>> Begin
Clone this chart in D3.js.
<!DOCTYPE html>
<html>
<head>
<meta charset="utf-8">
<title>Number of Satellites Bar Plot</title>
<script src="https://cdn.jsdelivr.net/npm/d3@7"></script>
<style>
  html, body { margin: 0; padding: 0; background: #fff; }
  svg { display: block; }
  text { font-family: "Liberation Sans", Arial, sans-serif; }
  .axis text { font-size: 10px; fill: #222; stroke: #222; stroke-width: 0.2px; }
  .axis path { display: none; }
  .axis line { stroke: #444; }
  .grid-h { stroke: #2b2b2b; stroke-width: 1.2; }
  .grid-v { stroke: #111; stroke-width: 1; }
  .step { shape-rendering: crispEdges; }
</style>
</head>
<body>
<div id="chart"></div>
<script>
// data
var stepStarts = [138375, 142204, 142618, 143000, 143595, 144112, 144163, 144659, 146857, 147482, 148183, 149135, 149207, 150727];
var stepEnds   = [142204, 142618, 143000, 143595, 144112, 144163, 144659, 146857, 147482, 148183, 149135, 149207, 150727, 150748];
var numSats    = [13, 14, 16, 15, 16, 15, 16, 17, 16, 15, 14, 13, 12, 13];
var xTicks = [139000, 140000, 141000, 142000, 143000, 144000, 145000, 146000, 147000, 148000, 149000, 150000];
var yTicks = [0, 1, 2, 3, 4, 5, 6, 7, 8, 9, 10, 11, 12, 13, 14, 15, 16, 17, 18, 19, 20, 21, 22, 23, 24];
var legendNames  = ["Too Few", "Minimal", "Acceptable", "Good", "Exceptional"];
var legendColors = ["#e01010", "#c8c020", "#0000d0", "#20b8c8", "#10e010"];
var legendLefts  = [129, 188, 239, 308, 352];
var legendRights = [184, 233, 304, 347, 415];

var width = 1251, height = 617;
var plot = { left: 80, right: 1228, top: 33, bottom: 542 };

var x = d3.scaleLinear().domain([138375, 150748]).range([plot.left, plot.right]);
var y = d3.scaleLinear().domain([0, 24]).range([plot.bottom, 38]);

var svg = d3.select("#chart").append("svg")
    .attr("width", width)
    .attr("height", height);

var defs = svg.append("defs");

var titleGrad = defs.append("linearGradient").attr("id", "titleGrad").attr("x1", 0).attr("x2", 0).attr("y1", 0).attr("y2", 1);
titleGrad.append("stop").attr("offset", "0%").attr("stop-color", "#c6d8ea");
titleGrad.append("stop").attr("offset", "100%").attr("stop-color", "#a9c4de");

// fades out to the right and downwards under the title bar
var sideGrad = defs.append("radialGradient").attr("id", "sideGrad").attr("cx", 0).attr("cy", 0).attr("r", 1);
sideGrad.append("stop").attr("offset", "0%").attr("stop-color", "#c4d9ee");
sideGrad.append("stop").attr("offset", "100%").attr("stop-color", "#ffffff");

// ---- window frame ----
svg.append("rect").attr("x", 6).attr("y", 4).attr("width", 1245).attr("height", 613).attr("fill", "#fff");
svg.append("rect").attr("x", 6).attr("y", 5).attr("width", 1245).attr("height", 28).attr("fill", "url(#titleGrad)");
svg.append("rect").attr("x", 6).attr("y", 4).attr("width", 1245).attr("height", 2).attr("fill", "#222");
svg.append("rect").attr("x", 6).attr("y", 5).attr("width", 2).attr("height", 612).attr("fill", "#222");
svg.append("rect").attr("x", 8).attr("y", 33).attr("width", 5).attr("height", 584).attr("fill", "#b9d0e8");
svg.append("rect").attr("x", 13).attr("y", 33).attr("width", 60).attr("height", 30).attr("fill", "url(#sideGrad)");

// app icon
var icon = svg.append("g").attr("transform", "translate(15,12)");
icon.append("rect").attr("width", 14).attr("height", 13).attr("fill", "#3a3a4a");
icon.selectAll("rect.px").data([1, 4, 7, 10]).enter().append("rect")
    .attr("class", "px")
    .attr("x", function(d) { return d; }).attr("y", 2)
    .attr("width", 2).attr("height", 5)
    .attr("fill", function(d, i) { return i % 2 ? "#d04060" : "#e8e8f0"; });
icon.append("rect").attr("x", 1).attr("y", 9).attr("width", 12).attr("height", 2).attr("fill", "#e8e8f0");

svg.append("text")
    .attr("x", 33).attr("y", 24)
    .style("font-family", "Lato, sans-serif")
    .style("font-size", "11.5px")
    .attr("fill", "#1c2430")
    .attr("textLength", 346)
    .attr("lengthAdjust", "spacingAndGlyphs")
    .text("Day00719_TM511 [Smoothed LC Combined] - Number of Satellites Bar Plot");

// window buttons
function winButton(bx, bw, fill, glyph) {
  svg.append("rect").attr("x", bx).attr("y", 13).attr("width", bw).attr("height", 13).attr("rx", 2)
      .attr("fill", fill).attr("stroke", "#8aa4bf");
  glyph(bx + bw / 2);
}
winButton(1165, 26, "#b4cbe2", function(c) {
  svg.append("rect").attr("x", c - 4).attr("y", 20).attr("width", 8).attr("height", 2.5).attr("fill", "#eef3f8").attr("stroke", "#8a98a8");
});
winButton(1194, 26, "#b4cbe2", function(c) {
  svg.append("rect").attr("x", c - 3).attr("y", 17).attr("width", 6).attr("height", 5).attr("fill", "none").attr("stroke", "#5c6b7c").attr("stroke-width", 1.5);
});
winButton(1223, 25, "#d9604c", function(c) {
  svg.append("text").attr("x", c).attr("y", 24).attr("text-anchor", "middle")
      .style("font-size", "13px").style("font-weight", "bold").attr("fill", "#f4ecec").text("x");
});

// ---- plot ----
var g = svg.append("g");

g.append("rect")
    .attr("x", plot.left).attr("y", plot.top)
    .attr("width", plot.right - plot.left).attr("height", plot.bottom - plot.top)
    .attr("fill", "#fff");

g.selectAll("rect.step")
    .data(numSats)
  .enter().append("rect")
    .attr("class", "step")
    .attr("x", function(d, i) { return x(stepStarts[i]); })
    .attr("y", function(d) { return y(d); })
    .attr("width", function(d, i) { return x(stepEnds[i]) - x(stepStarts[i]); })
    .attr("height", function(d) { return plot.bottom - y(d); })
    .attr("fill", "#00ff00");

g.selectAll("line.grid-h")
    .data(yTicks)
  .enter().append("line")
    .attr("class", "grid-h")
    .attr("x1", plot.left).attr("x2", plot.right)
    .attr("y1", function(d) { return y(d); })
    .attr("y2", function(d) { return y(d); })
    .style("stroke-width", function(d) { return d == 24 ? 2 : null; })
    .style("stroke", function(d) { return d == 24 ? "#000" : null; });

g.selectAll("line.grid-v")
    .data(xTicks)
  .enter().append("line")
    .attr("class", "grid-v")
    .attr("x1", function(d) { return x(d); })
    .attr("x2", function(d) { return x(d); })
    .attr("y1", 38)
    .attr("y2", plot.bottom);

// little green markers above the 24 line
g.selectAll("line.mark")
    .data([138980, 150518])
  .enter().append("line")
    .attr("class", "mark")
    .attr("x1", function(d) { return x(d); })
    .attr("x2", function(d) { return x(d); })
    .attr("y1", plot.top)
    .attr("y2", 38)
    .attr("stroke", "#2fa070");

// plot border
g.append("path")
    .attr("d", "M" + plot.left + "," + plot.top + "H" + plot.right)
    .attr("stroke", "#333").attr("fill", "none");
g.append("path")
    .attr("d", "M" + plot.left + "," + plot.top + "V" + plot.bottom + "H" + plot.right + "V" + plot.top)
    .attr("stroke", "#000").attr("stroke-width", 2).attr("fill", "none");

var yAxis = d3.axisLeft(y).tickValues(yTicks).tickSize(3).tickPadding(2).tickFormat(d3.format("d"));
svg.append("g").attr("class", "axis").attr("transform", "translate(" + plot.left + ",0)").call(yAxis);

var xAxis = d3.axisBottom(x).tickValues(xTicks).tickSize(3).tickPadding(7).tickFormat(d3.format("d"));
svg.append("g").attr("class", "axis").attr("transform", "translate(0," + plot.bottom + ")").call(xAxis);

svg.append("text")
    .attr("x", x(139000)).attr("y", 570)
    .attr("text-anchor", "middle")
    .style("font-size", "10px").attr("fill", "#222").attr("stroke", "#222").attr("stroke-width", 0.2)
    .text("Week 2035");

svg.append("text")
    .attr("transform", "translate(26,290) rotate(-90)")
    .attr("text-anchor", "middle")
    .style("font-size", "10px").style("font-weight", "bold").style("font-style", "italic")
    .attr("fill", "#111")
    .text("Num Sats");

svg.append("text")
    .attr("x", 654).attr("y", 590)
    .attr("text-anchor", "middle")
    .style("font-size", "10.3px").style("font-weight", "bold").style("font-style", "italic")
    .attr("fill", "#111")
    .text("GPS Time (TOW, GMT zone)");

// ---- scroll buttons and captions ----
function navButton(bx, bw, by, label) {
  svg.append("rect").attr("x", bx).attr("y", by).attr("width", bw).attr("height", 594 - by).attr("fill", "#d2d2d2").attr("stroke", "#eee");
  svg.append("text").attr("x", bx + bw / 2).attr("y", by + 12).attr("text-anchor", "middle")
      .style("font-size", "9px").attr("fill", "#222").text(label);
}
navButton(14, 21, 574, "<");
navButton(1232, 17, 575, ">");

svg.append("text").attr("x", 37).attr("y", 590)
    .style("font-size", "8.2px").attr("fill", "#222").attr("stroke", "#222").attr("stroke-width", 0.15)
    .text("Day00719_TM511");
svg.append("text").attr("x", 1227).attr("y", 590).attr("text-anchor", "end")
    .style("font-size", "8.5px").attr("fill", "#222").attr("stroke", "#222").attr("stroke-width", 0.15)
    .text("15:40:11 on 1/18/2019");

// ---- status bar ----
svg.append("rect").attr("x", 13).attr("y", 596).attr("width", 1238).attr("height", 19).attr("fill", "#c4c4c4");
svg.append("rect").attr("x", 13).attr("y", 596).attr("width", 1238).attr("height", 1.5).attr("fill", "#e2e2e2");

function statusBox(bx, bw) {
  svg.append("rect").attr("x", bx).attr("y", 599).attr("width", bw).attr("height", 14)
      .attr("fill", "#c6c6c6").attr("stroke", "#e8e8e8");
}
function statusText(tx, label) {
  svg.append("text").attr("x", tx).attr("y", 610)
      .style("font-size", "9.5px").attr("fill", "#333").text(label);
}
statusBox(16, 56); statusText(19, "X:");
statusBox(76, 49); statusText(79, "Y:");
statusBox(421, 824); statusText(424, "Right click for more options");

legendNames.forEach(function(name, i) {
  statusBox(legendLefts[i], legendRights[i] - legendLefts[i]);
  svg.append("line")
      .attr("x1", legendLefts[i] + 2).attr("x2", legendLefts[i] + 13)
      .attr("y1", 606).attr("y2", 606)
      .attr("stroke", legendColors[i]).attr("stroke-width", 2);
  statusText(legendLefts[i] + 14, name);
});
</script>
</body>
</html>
>> End
• PROBLEM STATEMENT
Among the lines of the data, identify those with the word "chart". Copy each of them.

• SOLVED EXERCISE
Clone this chart in D3.js.
<div id="chart"></div>
var svg = d3.select("#chart").append("svg")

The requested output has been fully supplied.